La historia comienza con unos niños que presencian una terrible escena de violencia que acaba con el suicidio de uno de ellos tirándose a una sima. Con la escena de aquellos niños mirando por un agujero circular el cadáver de su compañero aplastado al fondo del precipicio, Villaronga nos transmite gráficamente la idea de la niñez asomándose al abismo de la muerte, la infancia enfrentada con el fin de la inocencia, con el mundo adulto en su más grave y grosera manifestación…

Años después, varios de aquellos niños de entonces, desde dentro de la sima, contemplan el agujero a través del cual vieron a su amigo muerto, en aquella ocasión desde arriba. «Aquí dejamos de ser niños» dice el personaje interpretado por Bruno Bergonzini. Es decir, aquí comenzaron a morir. Villaronga fue capaz de transmitirnos todo esto con la cámara, simplemente cambiando el punto de vista de los personajes, que ahora están adoptando el de su amigo muerto, el del suicida que, tras cometer un crimen aberrante, comprende que ya no hay marcha atrás y que no conseguirá vivir con ello. Los supervivientes al crecer no corren, sin embargo, mejor suerte.

Angela Molina
Angela Molina

La historia de deseo homosexual reprimido en un sanatorio de enfermos de pulmón que perecen de forma casi inevitable es morbosa, sin duda, pero su tratamiento es modélico. No es eso lo que importa sino el subtexto. La constante exhibición de cuerpos masculinos no puede sino sugerirnos por su gelidez formal, un auténtico caracter no ya asexual de la historia sino netamente necrofílico.
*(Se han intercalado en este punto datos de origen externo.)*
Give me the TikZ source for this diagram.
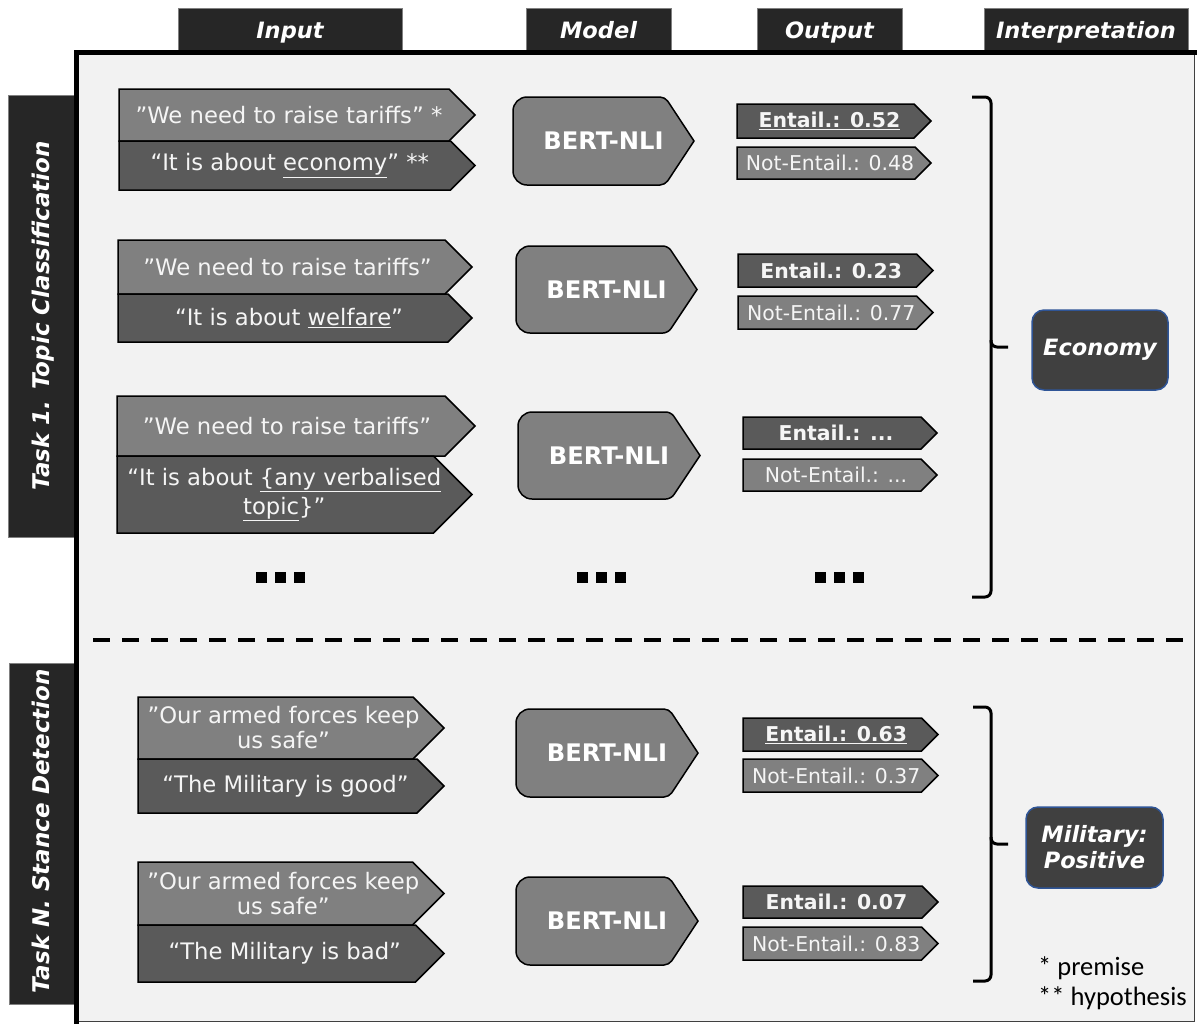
\documentclass[tikz,border=0pt]{standalone}
\usepackage{fontspec}
\setmainfont{DejaVu Sans}
\newfontfamily\notefont{Carlito}
\definecolor{bgc}{HTML}{F2F2F2}
\definecolor{tabc}{HTML}{262626}
\definecolor{lightc}{HTML}{808080}
\definecolor{darkc}{HTML}{5A5A5A}
\definecolor{txtc}{HTML}{F5F5F5}
\definecolor{interc}{HTML}{404040}
\definecolor{interb}{HTML}{2F5597}
\newcommand\fIn{\fontsize{22.7}{26}\selectfont}
\newcommand\fInTwo{\fontsize{22.7}{25}\selectfont}
\newcommand\fInThree{\fontsize{22.7}{29}\selectfont}
\newcommand\fOut{\fontsize{20.4}{24}\selectfont}
\newcommand\fOutB{\fontsize{20.4}{24}\selectfont\bfseries}
\newcommand\fBert{\fontsize{24.2}{28}\selectfont\bfseries}
\newcommand\fHead{\fontsize{22.5}{26}\selectfont\bfseries\itshape}
\newcommand\fSide{\fontsize{23}{26}\selectfont\bfseries\itshape}
\newcommand\piece[9]{%
  \pgfmathsetmacro\PcYm{(#4+#5)/2}%
  \pgfmathsetmacro\PcXr{#6-(#5-#4)/2}%
  \pgfmathsetmacro\PcXc{(#3+\PcXr)/2+#7}%
  \draw[#1] (#3,#4) -- (\PcXr,#4) -- (#6,\PcYm) -- (\PcXr,#5) -- (#3,#5) -- cycle;
  \node[txt, #8] (#2) at (\PcXc,\PcYm) {#9};
}
\newcommand\bertshape[6]{%
  \pgfmathsetmacro\PcYm{(#3+#4)/2}%
  \pgfmathsetmacro\PcXr{#5-#6}%
  \pgfmathsetmacro\PcXc{(#2+#5)/2}%
  \draw[bertbox] (#2,\PcYm) [rounded corners=14pt] -- (#2,#3) [rounded corners=5pt] -- (\PcXr,#3) [sharp corners] -- (#5,\PcYm) [rounded corners=5pt] -- (\PcXr,#4) [rounded corners=14pt] -- (#2,#4) -- cycle;
  \node[berttxt] (#1) at (\PcXc,\PcYm) {BERT-NLI};
}
\begin{document}
\begin{tikzpicture}[x=1pt,y=-1pt,
  txt/.style={text=txtc, inner sep=0pt, align=center},
  prem/.style={draw=black, line width=1.5pt, fill=lightc},
  hyp/.style={draw=black, line width=1.5pt, fill=darkc},
  entbox/.style={draw=black, line width=1.5pt, fill=darkc},
  nentbox/.style={draw=black, line width=1.5pt, fill=lightc},
  bertbox/.style={draw=black, line width=1.5pt, fill=lightc},
  berttxt/.style={text=white, inner sep=0pt, font=\fBert},
  tabbox/.style={draw=gray, line width=1pt, fill=tabc},
  headtxt/.style={text=white, inner sep=0pt, font=\fHead},
  sidetxt/.style={text=white, inner sep=0pt, font=\fSide, rotate=90, anchor=base},
  interp/.style={draw=interb, line width=1.5pt, fill=interc, rounded corners=12pt, text=white, font=\fHead, align=center, inner sep=0pt},
  brk/.style={draw=black, line width=3pt, rounded corners=6pt},
  dotsq/.style={fill=black},
  note/.style={inner sep=0pt, anchor=west, font=\notefont\fontsize{26.5}{30}\selectfont}
]
\useasboundingbox (0,0) rectangle (1198,1023);
% top tabs
\draw[tabbox] (178,8) rectangle (402,54);
\node[headtxt, anchor=base] (hin) at (290,38) {Input};
\draw[tabbox] (526,8) rectangle (671,54);
\node[headtxt, anchor=base] (hmod) at (598.5,38) {Model};
\draw[tabbox] (757,8) rectangle (902,54);
\node[headtxt, anchor=base] (hout) at (829.5,38) {Output};
\draw[tabbox] (984,8) rectangle (1188,54);
\node[headtxt, anchor=base] (hint) at (1086,38) {Interpretation};
% left tabs
\draw[tabbox] (8,95) rectangle (76,537);
\node[sidetxt] (t1) at (49,316) {Task 1. Topic Classification};
\draw[tabbox] (9,663) rectangle (76,1004);
\node[sidetxt] (t2) at (49,831) {Task N. Stance Detection};
% frame
\fill[bgc] (76,52) rectangle (1194,1021);
\draw[line width=1pt, draw=black!75] (1194,52) -- (1194,1021) -- (76,1021);
\draw[line width=5pt, line cap=rect] (76.5,1021) -- (76.5,52.5) -- (1194,52.5);
% dashed separator
\draw[line width=4pt, dash pattern=on 17pt off 12pt] (93,640) -- (1190,640);
% ---- inputs
\piece{prem}{p1}{119}{89}{141}{475}{5}{font=\fIn}{”We need to raise tariffs” *}
\piece{hyp}{h1}{119}{141}{190}{475}{5}{font=\fIn}{“It is about \underline{economy}” **}
\piece{prem}{p2}{118}{240}{294}{472}{6}{font=\fIn}{”We need to raise tariffs”}
\piece{hyp}{h2}{118}{294}{342}{472}{6}{font=\fIn}{“It is about \underline{welfare}”}
\piece{prem}{p3}{117}{396}{456}{475}{6}{font=\fIn}{”We need to raise tariffs”}
\piece{hyp}{h3}{117}{456}{533}{472}{9}{font=\fInThree}{“It is about \underline{\{any verbalised}\\\underline{topic}\}”}
\piece{prem}{p4}{138}{697}{759}{444}{8}{font=\fInTwo}{”Our armed forces keep\\us safe”}
\piece{hyp}{h4}{138}{759}{813}{444}{8}{font=\fIn}{“The Military is good”}
\piece{prem}{p5}{138}{862}{925}{444}{8}{font=\fInTwo}{”Our armed forces keep\\us safe”}
\piece{hyp}{h5}{138}{925}{982}{444}{8}{font=\fIn}{“The Military is bad”}
% ---- models
\bertshape{m1}{513}{97}{185}{694}{29}
\bertshape{m2}{516}{246}{333}{697}{29}
\bertshape{m3}{518}{412}{499}{700}{29}
\bertshape{m4}{516}{709}{797}{698}{29}
\bertshape{m5}{516}{877}{965}{698}{29}
% ---- outputs
\piece{entbox}{e1}{737}{104}{138}{931}{4}{font=\fOutB}{\underline{Entail.: 0.52}}
\piece{nentbox}{n1}{737}{147}{179}{931}{4}{font=\fOut}{Not-Entail.: 0.48}
\piece{entbox}{e2}{738}{254}{287}{933}{4}{font=\fOutB}{Entail.: 0.23}
\piece{nentbox}{n2}{738}{296}{329}{933}{4}{font=\fOut}{Not-Entail.: 0.77}
\piece{entbox}{e3}{743}{417}{449}{937}{4}{font=\fOutB}{Entail.: ...}
\piece{nentbox}{n3}{743}{459}{491}{937}{4}{font=\fOut}{Not-Entail.: ...}
\piece{entbox}{e4}{743}{718}{751}{938}{4}{font=\fOutB}{\underline{Entail.: 0.63}}
\piece{nentbox}{n4}{743}{759}{792}{938}{4}{font=\fOut}{Not-Entail.: 0.37}
\piece{entbox}{e5}{743}{886}{918}{938}{4}{font=\fOutB}{Entail.: 0.07}
\piece{nentbox}{n5}{743}{927}{960}{938}{4}{font=\fOut}{Not-Entail.: 0.83}
% ---- dots
\foreach \x in {256,275,294} \fill[dotsq] (\x,572) rectangle ++(11,11);
\foreach \x in {577,596,615} \fill[dotsq] (\x,572) rectangle ++(11,11);
\foreach \x in {815,834,853} \fill[dotsq] (\x,572) rectangle ++(11,11);
% ---- brackets
\draw[brk] (972,97) -| (991,347) -- (1008,347);
\draw[brk] (991,340) |- (972,597);
\draw[brk] (973,707) -| (991,844) -- (1008,844);
\draw[brk] (991,837) |- (973,981);
% ---- interpretations
\node[interp, minimum width=136pt, minimum height=80pt] (econ) at (1100,350) {Economy};
\node[interp, minimum width=137pt, minimum height=81pt] (mil) at (1094.5,847.5) {Military:\\Positive};
% ---- notes
\node[note] (np) at (1038,968) {* premise};
\node[note] (nh) at (1038,998) {** hypothesis};
\end{tikzpicture}
\end{document}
El sexo existe, está latente, como la vida, pero su forma de mostrarse no es atractiva ni sugerente sino fría e inexpresiva como los cuerpos muertos que descansan en las mesas del tanatorio.
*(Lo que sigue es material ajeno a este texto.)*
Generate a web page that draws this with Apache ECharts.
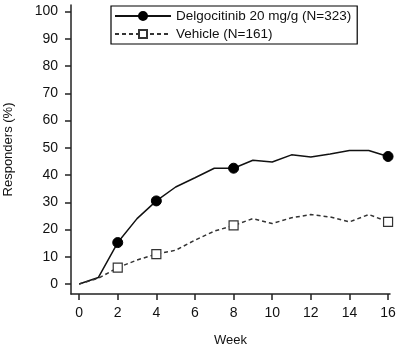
<!DOCTYPE html>
<html><head><meta charset="utf-8">
<script src="https://cdn.jsdelivr.net/npm/echarts@6/dist/echarts.min.js"></script>
<style>html,body{margin:0;padding:0;background:#fff}#c{width:400px;height:350px}</style>
</head><body><div id="c"></div>
<script>
const weeks = [0,1,2,3,4,5,6,7,8,9,10,11,12,13,14,15,16];
const delgocitinib = [0,2.4,15.2,24,30.5,35.6,39,42.5,42.5,45.4,44.8,47.4,46.6,47.7,49,49,46.8];
const vehicle = [0,2.1,6,8.8,11,12.4,16.1,19.4,21.5,24,22.2,24.3,25.5,24.6,22.8,25.5,22.8];
const markerWeeks = [2,4,8,16];
const xTicks = [0,2,4,6,8,10,12,14,16];
const yTicks = [0,10,20,30,40,50,60,70,80,90,100];
const seriesNames = ['Delgocitinib 20 mg/g (N=323)','Vehicle (N=161)'];

function build(vals){
  return weeks.map((w,i)=>{
    const d = {value:[w, vals[i]]};
    if(markerWeeks.indexOf(w) < 0) d.symbol = 'none';
    return d;
  });
}
const font = 'Liberation Sans, Arial, sans-serif';
const chart = echarts.init(document.getElementById('c'), null, {renderer:'canvas'});
chart.setOption({
  animation:false,
  textStyle:{fontFamily:font},
  grid:{left:71,right:10,top:5,bottom:56,containLabel:false,outerBoundsMode:'none'},
  legend:{
    orient:'vertical', left:111, top:6,
    itemWidth:56, itemHeight:10, itemGap:4,
    padding:[3,6,3,3],
    borderColor:'#000', borderWidth:1.2,
    textStyle:{fontSize:13.5,color:'#111',fontFamily:font},
    data:seriesNames
  },
  xAxis:{
    type:'value', min:-0.42, max:16.1,
    name:'Week', nameLocation:'middle', nameGap:40,
    nameTextStyle:{fontSize:13,color:'#111'},
    splitLine:{show:false},
    axisLine:{onZero:false,lineStyle:{color:'#222',width:1.5}},
    axisTick:{customValues:xTicks,length:6,lineStyle:{color:'#222',width:1.5}},
    axisLabel:{customValues:xTicks,fontSize:14,color:'#111',margin:12}
  },
  yAxis:{
    type:'value', min:-3.67, max:102.4,
    name:'Responders (%)', nameLocation:'middle', nameGap:56, nameRotate:90,
    nameTextStyle:{fontSize:13,color:'#111'},
    splitLine:{show:false},
    axisLine:{show:true,onZero:false,lineStyle:{color:'#222',width:1.5}},
    axisTick:{show:true,customValues:yTicks,length:6,lineStyle:{color:'#222',width:1.5}},
    axisLabel:{customValues:yTicks,fontSize:14,color:'#111',margin:13}
  },
  series:[
    {name:seriesNames[0],type:'line',data:build(delgocitinib),
     symbol:'circle',symbolSize:10,
     itemStyle:{color:'#000',borderColor:'#000',borderWidth:1},
     lineStyle:{color:'#111',width:1.5}},
    {name:seriesNames[1],type:'line',data:build(vehicle),
     symbol:'rect',symbolSize:9,
     itemStyle:{color:'#fff',borderColor:'#333',borderWidth:1.2},
     lineStyle:{color:'#333',width:1.5,type:[4,3]}}
  ]
});
</script></body></html>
El cuerpo femenino se omite, a veces con vestiduras talares como las de la amiga de la infancia convertida en monja, y otras para remarcar lo patético de la existencia, del deseo entre seres condenados (la escena de seducción de Angela Molina con el cuasi cadavérico Bergonzini) pero ese rezumar de la vida, de lo no muerto todavía en mitad de la putrefacción supone (por paradójico que suene) el más fresco soplo de aire puro que el cine español había recibido en los últimos años. Agustí Villaronga era en ese momento (y quizás ahora mismo lo siga siendo), el director de cine más arriesgado y personal de nuestra, en demasiadas ocasiones, acartonada cinematografía. DEP.